Toutefois, c’est au chapitre XII que le public et le privé fusionnent dans l’espace mental du Consul agonisant. Celui-ci, après avoir été appréhendé au Farolito par la para-police fasciste locale, est accusé de falsification et de dissimulation d’identité :

‘“What for you lie?” the Chief of Rostrums repeated in a glowering voice. “You say your name is Black. No es Black.” He shoved him backwards towards the door. “You say you are a wrider.” […] “You are no a de wrider, you are de espider, and we shoota de espiders in Méjico.” […] The Chief caught him by the throat. “You Al Capón. You a Jew chingao.” The Consul shook himself free again. “You are a spider.” (UTV, 371)’

Les fascistes mettent leurs menaces à exécution et font feu sur le Consul. Il s’ensuit un long passage–correspondant à l’agonie du Consul avant qu’il ne soit jeté dans la barranca–au cours duquel son esprit produit un curieux montage du film de sa vie :

‘He was in Kashmir, he knew, lying in the meadows near running water among violets and trefoil, the Himalayas beyond, which made it all the more remarkable he should suddenly be setting out with Hugh and Yvonne to climb Popocatepetl. Already they had drawn ahead. “Can you pick bougainvillea?” he heard Hugh say, and, “Be careful,” Yvonne replied, “it’s got spikes on it and you have to look at everything to be sure there’re no spiders.” “We shoota de espiders in Mexico,” another voice muttered. And with this Hugh and Yvonne had gone. (UTV, 374)’

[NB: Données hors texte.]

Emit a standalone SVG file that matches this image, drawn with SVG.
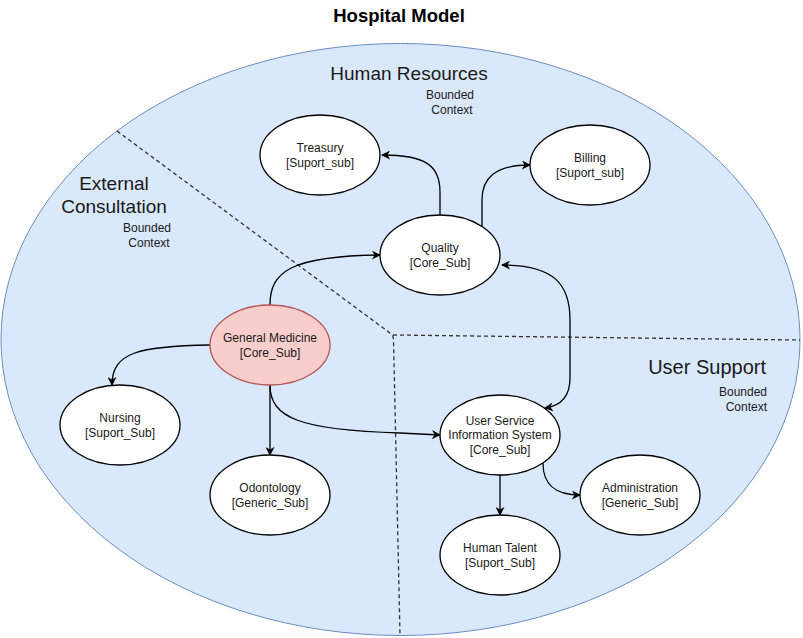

Dans cette mini-synthèse des événements de cette fatidique journée, mais aussi de la vie du Consul tout entière où le passé (son enfance en Inde) et le présent (son assassinat au Mexique) se télescopent, il n’est guère surprenant de retrouver des bribes de discours d’un passé tout récent. L’effet d’auto-citation programmé par le texte semble d’autant plus naturel qu’il paraît occasionné par les circonstances diégétiques de la mort imminente du Consul. C’est dans son esprit que l’isotopie de la duplicité trouve son parachèvement et que la trahison conjugale et la duplicité politique sont juxtaposées. Dans les deux cas, le Consul est traité, métaphoriquement ou littéralement, de « spider » et d’« espider », deux variantes langagières d’un même chef d’accusation qu’il ressent comme une injustice : il est le bouc émissaire – the « tragic goat » – d’un malentendu politique (il n’est pas l’auteur du télégramme que les sinarquistas découvrent dans la poche de sa veste) et la victime, en grande partie responsable, il est vrai, de l’infidélité d’Yvonne et de la trahison du demi-frère/faux-frère267. Ainsi, par le biais de ces deux auto-citations juxtaposées et recontextualisées, la tragédie privée et la tragédie publique du Consul se rejoignent dans la polysémie active et constamment réactivée du mot dialogisé.

Notes
265.

Voir Companion, note 145.1, pp. 203-204.

266.

L’allusion est en effet claire pour le lecteur qui se souvient que, quelques pages plus haut, le Consul avait accueilli le chat de Quincey en l’appelant « my-little-snake-in-the-grass-my-little-anguish-in-herba » au moment précis où son voisin l’informait que Hugh était rentré de Mexico et qu’il l’avait vu partir en promenade avec Yvonne (UTV, p. 134). Il est évident que le ton familier et jovial du Consul masque en réalité une accusation de perfidie traditionnellement associée au serpent et doublement motivée par l’effet de contiguïté métaphorique que nous avons signalé.

267.

Rappelons, toutefois, que l’infidélité d’Yvonne n’est pas corroborée de façon explicite par le texte : elle ne peut être que supposée, au même titre que la « trahison » de Hugh. L’essentiel de ce passage réside dans la vision paranoïaque du Consul, pas dans la légitimité des accusations qu’il porte contre eux.